The most direct link between black-hole-driven winds and star formation is the discovery of newborn stars embedded in them. However, this is a challenging experiment, as the signal from the few young stars in the wind is often buried into the signal of many (million or billion) other stars of the same galaxy in the line-of-sight of the observations. A team of scientists led by Dr Kalliopi Dasyra, Assistant Professor of the National and Kapodistrian University of Athens, proposed a new way to study the conditions for star formation in galactic winds: to measure pressure changes that indicate a modified hydrodynamic stability for clouds in winds compared to other clouds in the same galaxy.
The team presented this idea in a recent Nature Astronomy paper entitled "Linking pressure gradients with the stability of molecular clouds in galactic outflows". The gas density and temperature needed for the pressure computations were obtained by means of modelling the observed spectral line emission of dense clouds and of their surrounding ionized gas in the nearby galaxy IC5063. At a distance of 160 million light-years away, IC5063 is a frequently studied object due to a special feature: it contains black hole jets travelling through a dense gas disk, colliding with clouds, and depositing energy onto them. Jets are collimated beams of charged particles that travel at high velocities as they got ejected from black holes. Jets form when charged particles that were initially infalling toward a black hole got trapped by electromagnetic fields. Because jets are observable (in radio images), they show the exact regions of a galaxy where winds are generated and energy is injected into the gas, exciting it and making it emit spectral lines.
Carbon monoxide (CO) and formyl cation (HCO+) lines, observed by the Atacama Large Millimeter Array (ALMA), were used for the internal cloud pressure measurement. The intensities of the molecular lines were modeled with an astrochemical radiative transfer code (3D-PDR), revealing the gas conditions that reproduce the observations. Optical ionized sulfur ( [SII] ) and nitrogen ( [NII] ) lines, observed by the Very Large Telescope (VLT) MUSE instrument, were similarly used for the diffuse gas pressure measurement, considered to be external to molecular clouds. The combination of these measurements led to observationally unprecedented findings. Both the internal and the external pressure of clouds increased due to the interaction with the jet. However, depending on which of the two pressures changed the most, which depended on the interaction geometry and strength in each galactic location, both compression and dissipation of clouds were found to be possible. So, conditions of both enhancement and suppression of star formation were simultaneously found in a galactic wind. Given that winds can travel very far from a galaxy’s center, this study showed that supermassive black holes, even though they are located at the centers of galaxies, could affect star formation galaxy-wide.

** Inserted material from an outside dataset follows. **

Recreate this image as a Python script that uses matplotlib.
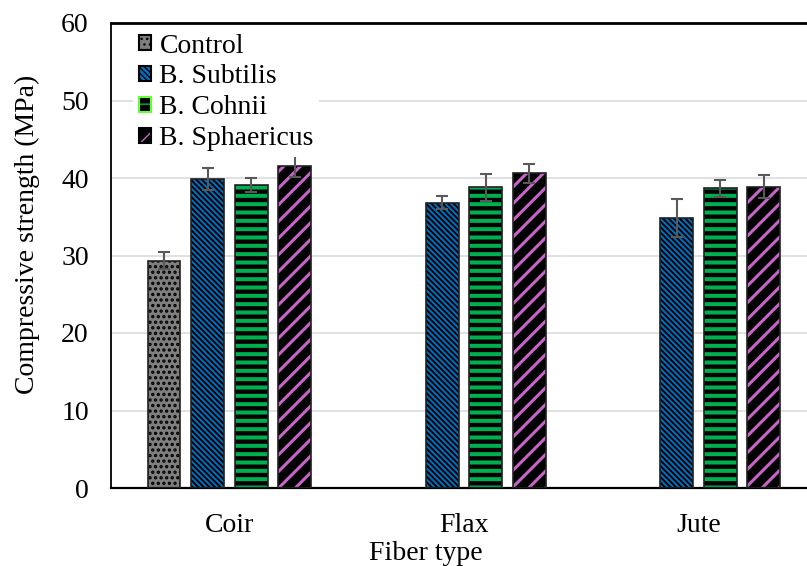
import matplotlib
matplotlib.use("Agg")
import matplotlib.pyplot as plt
from matplotlib.legend_handler import HandlerTuple
import numpy as np

categories = ["Coir", "Flax", "Jute"]
series = ["Control", "B. Subtilis", "B. Cohnii", "B. Sphaericus"]
control = [29.3, np.nan, np.nan]
subtilis = [39.9, 36.8, 34.9]
cohnii = [39.1, 38.8, 38.7]
sphaericus = [41.6, 40.6, 38.9]
control_err = [1.1, np.nan, np.nan]
subtilis_err = [1.45, 0.85, 2.45]
cohnii_err = [0.85, 1.75, 1.1]
sphaericus_err = [1.5, 1.2, 1.45]
yticks = [0, 10, 20, 30, 40, 50, 60]

values = [control, subtilis, cohnii, sphaericus]
errors = [control_err, subtilis_err, cohnii_err, sphaericus_err]

# (facecolor, hatch, hatch colour, hatch linewidth, legend border)
styles = [
    ("#7f7f7f", "...", "black", 1.6, "black"),
    ("#0070C0", "\\\\\\\\\\\\", "black", 1.4, "black"),
    ("black", "--", "#00B050", 2.9, "#66FF33"),
    ("black", "//", "#C864C8", 2.2, "black"),
]

plt.rcParams["font.family"] = ["Liberation Serif", "DejaVu Serif"]
plt.rcParams["font.size"] = 20

fig = plt.figure(figsize=(8.07, 5.66), dpi=100)
ax = fig.add_axes([111 / 807, 1 - 488 / 566, 1 - 111 / 807, (488 - 23) / 566])

x = np.arange(len(categories))
pitch = 0.186
width = 0.1407
handles = []
for i, (vals, errs, (fc, hatch, hc, hlw, lc)) in enumerate(zip(values, errors, styles)):
    pos = x + (i - 1.5) * pitch
    with plt.rc_context({"hatch.linewidth": hlw}):
        bars = ax.bar(pos, vals, width, color=fc, edgecolor=hc, linewidth=0,
                      hatch=hatch, zorder=2)
        for b in bars:
            if hasattr(b, "set_hatch_linewidth"):
                b.set_hatch_linewidth(hlw)
    ax.bar(pos, vals, width, facecolor="none", edgecolor="#202020",
           linewidth=1.2, zorder=3)
    ax.errorbar(pos, vals, yerr=errs, fmt="none", ecolor="#595959",
                elinewidth=1.5, capsize=4, capthick=1.5, zorder=4)
    with plt.rc_context({"hatch.linewidth": hlw}):
        h = plt.Rectangle((0, 0), 1, 1, facecolor=fc, edgecolor=hc,
                          hatch=hatch, linewidth=0)
        if hasattr(h, "set_hatch_linewidth"):
            h.set_hatch_linewidth(hlw)
    hb = plt.Rectangle((0, 0), 1, 1, facecolor="none", edgecolor=lc, linewidth=1.5)
    handles.append((h, hb))

ax.set_ylim(0, 60)
ax.set_yticks(yticks)
ax.set_xlim(-0.505, 2.463)
ax.set_xticks(x)
ax.set_xticklabels(categories)
ax.tick_params(axis="both", length=0)
ax.tick_params(axis="y", pad=16)
ax.tick_params(axis="x", pad=18)

ax.grid(axis="y", color="#d9d9d9", linewidth=1.1, zorder=0)
ax.set_axisbelow(True)
ax.spines["right"].set_visible(False)
ax.spines["top"].set_linewidth(2.0)
ax.spines["left"].set_linewidth(1.3)
ax.spines["bottom"].set_linewidth(1.6)
for s in ["top", "left", "bottom"]:
    ax.spines[s].set_color("black")

ax.set_xlabel("Fiber type")
ax.set_ylabel("Compressive strength (MPa)")
ax.xaxis.set_label_coords((426 - 111) / 696, -0.115)
ax.yaxis.set_label_coords((40 - 111) / 696, 0.546)

leg = ax.legend(handles, series, loc="upper left",
                handler_map={tuple: HandlerTuple(ndivide=1, pad=0)},
                bbox_to_anchor=(22 / 696, 1 - 5 / 465), borderaxespad=0,
                frameon=True, fancybox=False, edgecolor="none",
                facecolor="white", framealpha=1,
                handlelength=0.45, handleheight=0.45, handletextpad=0.3,
                labelspacing=0.21, borderpad=0.2)

fig.savefig("out.png", dpi=100)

The same team of researchers has been awarded James Webb Space Telescope (JWST) time, during its 1st cycle of operations, to reveal at an exquisite resolution where and how is the gas of IC5063 excited. By observing the emission of molecular hydrogen (H2) of a few hundred or thousand degrees Kelvin, the outer layers of clouds will be probed, and a more detailed study of their pressure and hydrodynamical state will be performed. Because the used spectral lines are often bright and easy to detect, even for distant galaxies, the proposed method can be a useful tool for similar studies with the JWST, even in the high-redshift Universe.